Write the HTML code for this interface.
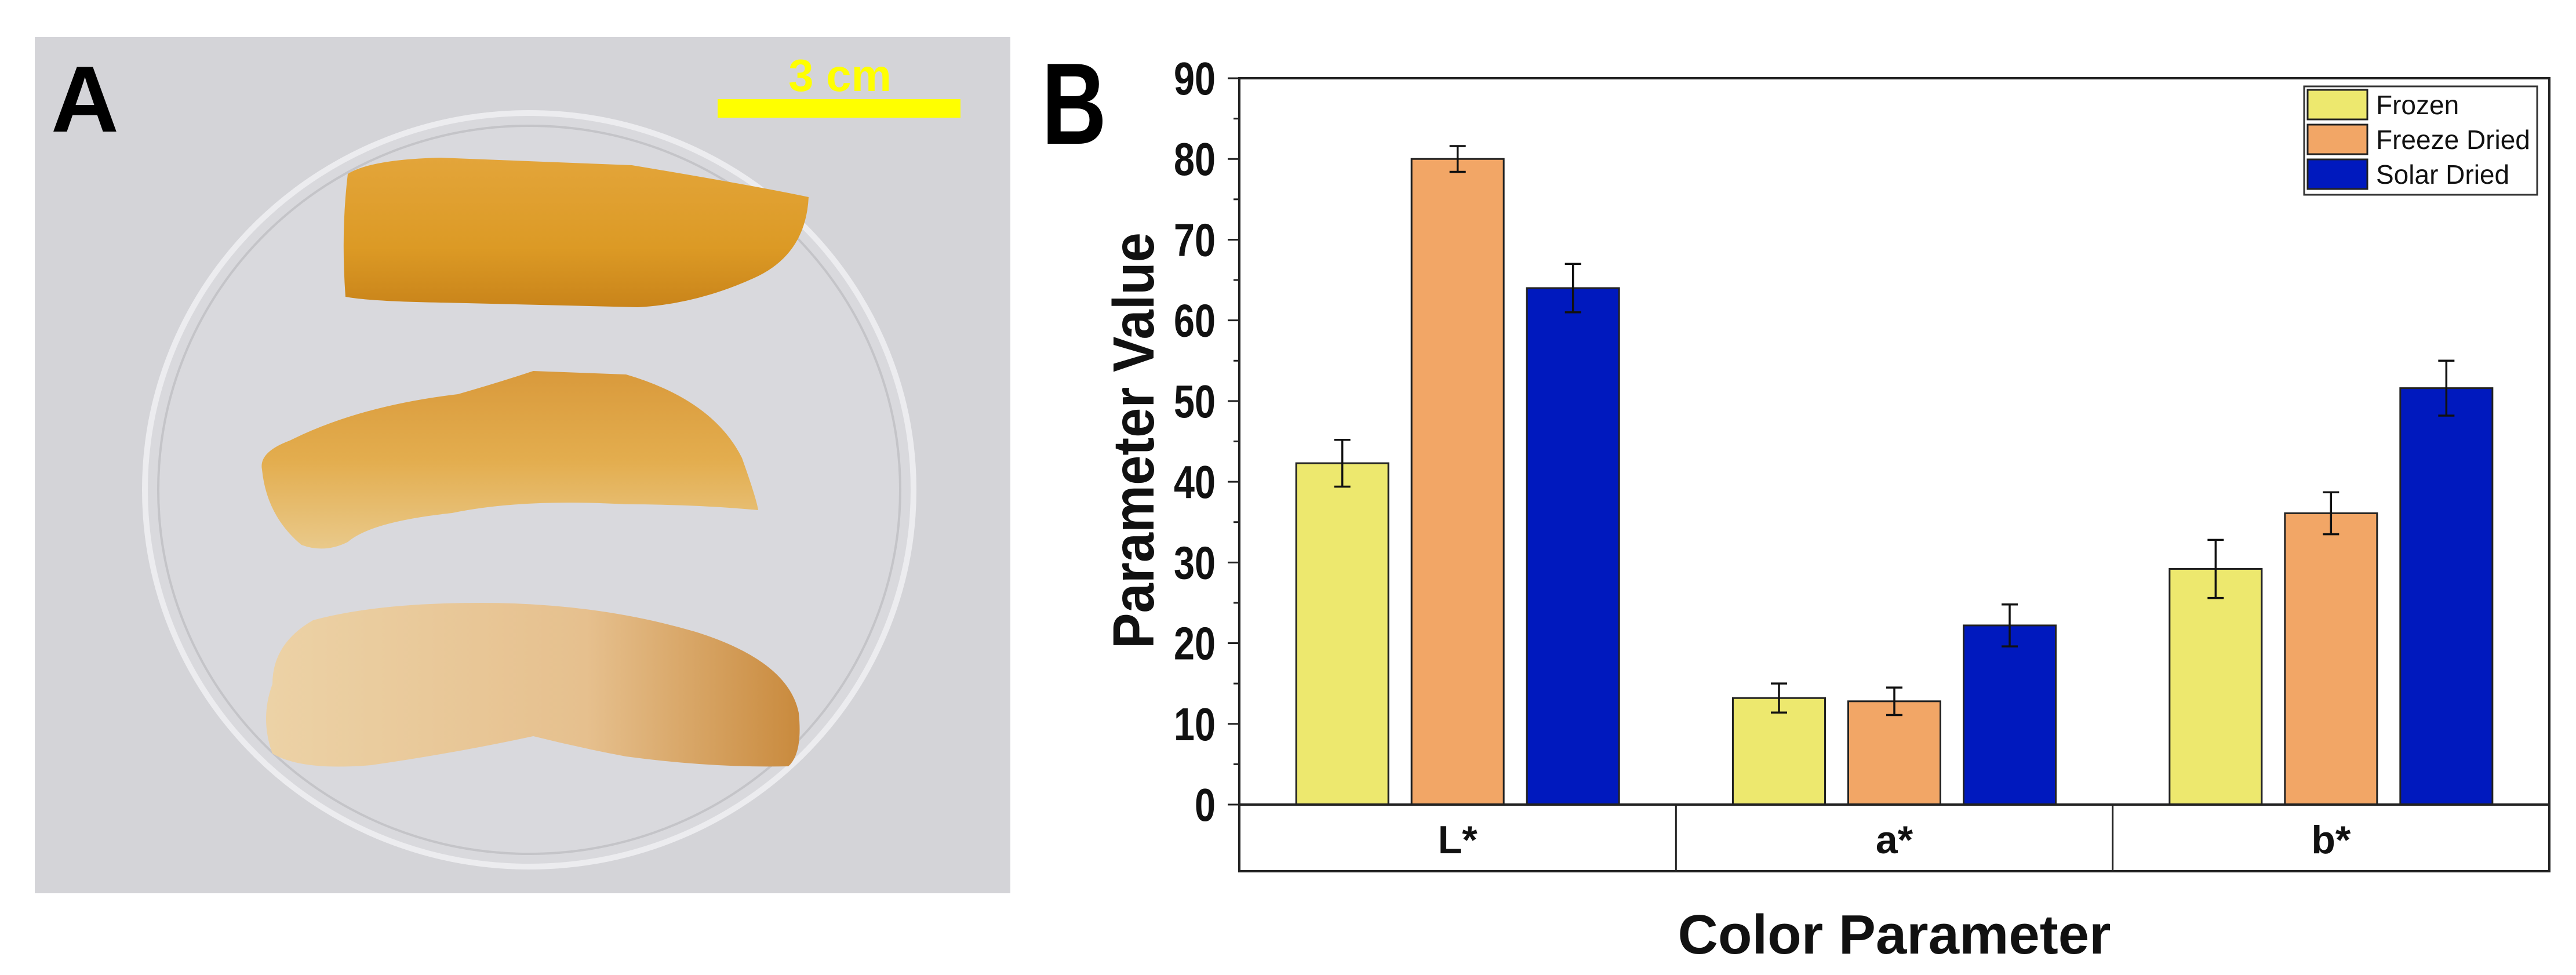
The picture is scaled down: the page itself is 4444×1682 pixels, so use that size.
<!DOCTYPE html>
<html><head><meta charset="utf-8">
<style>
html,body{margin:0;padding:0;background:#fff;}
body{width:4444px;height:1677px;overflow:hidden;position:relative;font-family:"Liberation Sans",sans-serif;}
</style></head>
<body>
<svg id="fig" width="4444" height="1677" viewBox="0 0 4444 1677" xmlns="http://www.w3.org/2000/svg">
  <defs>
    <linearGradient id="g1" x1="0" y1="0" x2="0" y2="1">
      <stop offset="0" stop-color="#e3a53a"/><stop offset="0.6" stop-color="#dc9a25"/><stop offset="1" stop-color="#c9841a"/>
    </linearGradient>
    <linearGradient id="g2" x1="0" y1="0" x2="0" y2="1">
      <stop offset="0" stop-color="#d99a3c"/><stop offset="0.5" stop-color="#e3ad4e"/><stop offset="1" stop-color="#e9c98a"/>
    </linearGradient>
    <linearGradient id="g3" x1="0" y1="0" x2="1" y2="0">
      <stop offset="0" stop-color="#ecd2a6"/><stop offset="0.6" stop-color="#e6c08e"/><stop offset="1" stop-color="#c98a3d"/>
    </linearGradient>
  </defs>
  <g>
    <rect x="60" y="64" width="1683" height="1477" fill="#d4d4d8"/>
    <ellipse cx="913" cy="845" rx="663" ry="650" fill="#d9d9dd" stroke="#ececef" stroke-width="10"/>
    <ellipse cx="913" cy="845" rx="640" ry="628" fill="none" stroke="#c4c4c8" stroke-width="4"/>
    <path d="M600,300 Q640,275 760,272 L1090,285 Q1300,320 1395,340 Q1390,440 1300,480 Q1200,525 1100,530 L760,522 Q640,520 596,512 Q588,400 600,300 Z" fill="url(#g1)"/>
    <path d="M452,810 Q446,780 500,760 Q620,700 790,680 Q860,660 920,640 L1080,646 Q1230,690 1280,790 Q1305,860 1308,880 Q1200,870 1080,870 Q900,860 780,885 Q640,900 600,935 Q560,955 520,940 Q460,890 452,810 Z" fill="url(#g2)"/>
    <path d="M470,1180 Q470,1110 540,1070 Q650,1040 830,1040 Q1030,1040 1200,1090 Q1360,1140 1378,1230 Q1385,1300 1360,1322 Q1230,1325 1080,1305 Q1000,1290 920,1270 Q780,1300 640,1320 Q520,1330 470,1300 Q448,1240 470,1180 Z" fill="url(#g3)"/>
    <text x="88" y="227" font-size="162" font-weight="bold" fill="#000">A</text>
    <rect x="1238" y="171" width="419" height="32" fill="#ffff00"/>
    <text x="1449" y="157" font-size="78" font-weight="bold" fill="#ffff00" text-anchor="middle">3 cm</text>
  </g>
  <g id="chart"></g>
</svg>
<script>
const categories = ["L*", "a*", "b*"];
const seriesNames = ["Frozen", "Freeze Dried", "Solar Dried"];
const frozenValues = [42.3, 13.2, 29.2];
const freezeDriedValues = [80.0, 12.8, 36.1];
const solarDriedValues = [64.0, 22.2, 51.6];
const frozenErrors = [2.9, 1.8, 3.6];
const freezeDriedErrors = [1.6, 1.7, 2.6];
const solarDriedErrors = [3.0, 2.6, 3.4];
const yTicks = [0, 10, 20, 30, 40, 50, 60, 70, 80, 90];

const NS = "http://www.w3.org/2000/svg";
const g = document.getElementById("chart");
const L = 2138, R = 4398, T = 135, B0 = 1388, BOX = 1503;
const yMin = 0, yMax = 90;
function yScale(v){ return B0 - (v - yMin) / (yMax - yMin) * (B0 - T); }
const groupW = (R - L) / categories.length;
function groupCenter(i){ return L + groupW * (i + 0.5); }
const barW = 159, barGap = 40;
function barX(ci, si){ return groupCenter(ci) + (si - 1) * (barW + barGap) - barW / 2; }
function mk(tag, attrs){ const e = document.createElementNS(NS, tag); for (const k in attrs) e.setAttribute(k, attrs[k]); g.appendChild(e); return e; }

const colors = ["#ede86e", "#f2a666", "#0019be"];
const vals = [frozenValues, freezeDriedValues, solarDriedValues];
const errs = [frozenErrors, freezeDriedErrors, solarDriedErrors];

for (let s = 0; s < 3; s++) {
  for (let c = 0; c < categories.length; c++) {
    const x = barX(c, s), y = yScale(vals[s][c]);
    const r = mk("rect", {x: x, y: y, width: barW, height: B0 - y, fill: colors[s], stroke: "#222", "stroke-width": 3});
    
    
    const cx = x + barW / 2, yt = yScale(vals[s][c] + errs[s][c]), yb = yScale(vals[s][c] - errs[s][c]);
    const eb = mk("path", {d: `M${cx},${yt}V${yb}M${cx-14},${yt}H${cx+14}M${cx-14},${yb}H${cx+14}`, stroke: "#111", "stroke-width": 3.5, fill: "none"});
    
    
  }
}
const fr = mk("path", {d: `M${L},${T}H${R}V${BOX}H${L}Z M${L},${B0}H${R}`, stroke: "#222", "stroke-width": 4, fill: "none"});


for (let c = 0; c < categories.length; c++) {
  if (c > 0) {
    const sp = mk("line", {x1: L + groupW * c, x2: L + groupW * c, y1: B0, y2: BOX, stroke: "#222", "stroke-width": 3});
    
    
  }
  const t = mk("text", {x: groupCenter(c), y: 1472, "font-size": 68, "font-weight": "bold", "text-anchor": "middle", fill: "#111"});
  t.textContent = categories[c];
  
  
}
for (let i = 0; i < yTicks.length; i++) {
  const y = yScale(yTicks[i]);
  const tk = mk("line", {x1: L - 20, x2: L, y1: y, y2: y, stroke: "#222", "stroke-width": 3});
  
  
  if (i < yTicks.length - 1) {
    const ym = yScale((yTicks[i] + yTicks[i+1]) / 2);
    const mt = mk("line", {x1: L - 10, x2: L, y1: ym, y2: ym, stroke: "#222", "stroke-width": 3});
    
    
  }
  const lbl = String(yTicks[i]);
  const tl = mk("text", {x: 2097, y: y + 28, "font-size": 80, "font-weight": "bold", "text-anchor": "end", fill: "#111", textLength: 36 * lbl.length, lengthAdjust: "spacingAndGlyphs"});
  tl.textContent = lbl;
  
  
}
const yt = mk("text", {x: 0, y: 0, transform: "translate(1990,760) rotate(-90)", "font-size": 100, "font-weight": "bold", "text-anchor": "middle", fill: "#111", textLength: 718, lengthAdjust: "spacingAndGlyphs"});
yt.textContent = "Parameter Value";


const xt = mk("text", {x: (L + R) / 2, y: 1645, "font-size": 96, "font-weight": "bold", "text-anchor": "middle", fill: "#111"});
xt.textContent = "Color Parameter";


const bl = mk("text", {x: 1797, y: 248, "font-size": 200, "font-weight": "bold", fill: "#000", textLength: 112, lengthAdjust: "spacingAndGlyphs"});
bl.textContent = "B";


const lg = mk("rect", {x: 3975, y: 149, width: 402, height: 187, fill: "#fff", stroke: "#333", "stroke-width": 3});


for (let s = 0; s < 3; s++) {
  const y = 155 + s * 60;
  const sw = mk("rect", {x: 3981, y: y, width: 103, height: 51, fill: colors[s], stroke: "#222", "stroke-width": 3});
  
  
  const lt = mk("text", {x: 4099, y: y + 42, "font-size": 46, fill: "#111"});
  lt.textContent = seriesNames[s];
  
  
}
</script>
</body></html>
* * * *
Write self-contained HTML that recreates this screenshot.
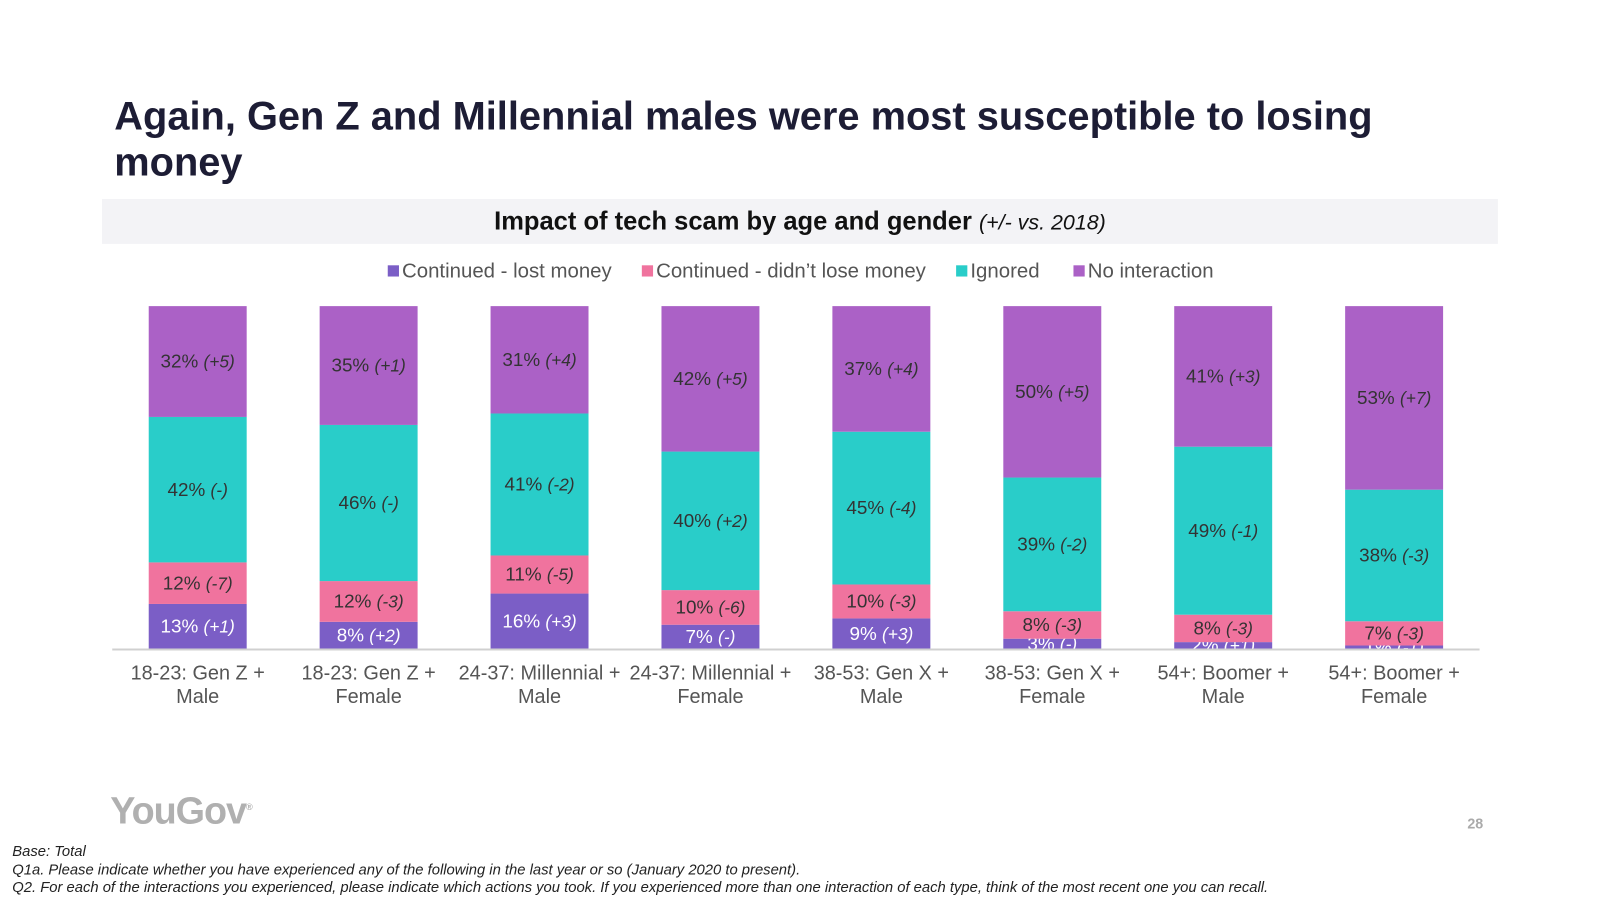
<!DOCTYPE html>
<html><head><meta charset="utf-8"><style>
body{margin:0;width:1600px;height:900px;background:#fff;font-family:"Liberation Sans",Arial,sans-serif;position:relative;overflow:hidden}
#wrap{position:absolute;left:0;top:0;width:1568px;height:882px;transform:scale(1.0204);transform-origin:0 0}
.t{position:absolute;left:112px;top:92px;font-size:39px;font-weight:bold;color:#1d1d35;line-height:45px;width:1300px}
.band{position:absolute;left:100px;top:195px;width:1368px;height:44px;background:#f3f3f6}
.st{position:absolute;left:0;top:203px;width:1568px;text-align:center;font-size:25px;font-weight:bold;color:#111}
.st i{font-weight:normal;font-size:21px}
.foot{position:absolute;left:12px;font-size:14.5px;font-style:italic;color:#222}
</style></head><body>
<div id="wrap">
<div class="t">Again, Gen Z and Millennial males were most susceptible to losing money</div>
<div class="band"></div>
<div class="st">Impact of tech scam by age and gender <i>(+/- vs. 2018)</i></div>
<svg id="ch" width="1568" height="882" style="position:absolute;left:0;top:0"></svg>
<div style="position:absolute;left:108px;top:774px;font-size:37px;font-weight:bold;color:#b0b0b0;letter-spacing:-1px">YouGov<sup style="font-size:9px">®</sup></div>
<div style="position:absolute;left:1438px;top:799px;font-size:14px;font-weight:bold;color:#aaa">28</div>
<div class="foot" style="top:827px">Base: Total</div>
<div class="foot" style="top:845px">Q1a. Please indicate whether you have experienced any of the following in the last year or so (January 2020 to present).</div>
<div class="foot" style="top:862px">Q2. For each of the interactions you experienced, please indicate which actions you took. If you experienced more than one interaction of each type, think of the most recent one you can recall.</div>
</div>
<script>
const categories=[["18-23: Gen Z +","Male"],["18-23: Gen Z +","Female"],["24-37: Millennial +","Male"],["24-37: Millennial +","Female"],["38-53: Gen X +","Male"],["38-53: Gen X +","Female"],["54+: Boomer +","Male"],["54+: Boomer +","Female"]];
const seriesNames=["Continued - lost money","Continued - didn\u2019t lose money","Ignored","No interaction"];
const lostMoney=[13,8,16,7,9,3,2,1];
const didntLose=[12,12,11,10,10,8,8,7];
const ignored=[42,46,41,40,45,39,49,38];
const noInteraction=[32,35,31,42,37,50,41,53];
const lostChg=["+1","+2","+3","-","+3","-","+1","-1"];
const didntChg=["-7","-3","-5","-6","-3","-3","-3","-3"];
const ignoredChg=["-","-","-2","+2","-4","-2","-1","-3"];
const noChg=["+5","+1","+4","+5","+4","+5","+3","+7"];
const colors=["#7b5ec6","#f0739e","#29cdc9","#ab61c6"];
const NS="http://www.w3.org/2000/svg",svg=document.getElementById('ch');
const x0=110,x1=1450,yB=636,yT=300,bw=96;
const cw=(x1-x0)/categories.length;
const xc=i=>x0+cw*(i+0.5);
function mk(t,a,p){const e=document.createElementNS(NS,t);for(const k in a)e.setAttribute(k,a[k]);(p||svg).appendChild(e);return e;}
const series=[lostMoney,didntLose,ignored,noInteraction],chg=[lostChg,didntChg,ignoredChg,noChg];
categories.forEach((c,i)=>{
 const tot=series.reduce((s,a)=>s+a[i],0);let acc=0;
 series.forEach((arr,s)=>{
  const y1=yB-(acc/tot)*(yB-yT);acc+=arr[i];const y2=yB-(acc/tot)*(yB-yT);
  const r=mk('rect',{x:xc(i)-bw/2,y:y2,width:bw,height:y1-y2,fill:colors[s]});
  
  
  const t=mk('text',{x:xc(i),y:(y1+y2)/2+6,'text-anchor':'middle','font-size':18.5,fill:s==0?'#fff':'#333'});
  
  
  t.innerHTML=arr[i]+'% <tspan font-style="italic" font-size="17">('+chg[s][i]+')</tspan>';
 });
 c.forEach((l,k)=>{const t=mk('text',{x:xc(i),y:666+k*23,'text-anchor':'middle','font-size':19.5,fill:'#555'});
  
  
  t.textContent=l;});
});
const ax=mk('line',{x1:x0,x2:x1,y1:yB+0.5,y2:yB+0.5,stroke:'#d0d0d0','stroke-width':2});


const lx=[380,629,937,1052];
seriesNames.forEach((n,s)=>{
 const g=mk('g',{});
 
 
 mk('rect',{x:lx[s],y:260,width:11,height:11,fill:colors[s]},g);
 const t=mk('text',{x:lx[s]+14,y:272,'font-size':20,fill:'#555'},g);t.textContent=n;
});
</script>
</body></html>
* * * *
Problem statement
Gather up every line in the data above that contains the word "this", copying each one.

Solved problem
Write the HTML code for this interface.
Write self-contained HTML that recreates this screenshot.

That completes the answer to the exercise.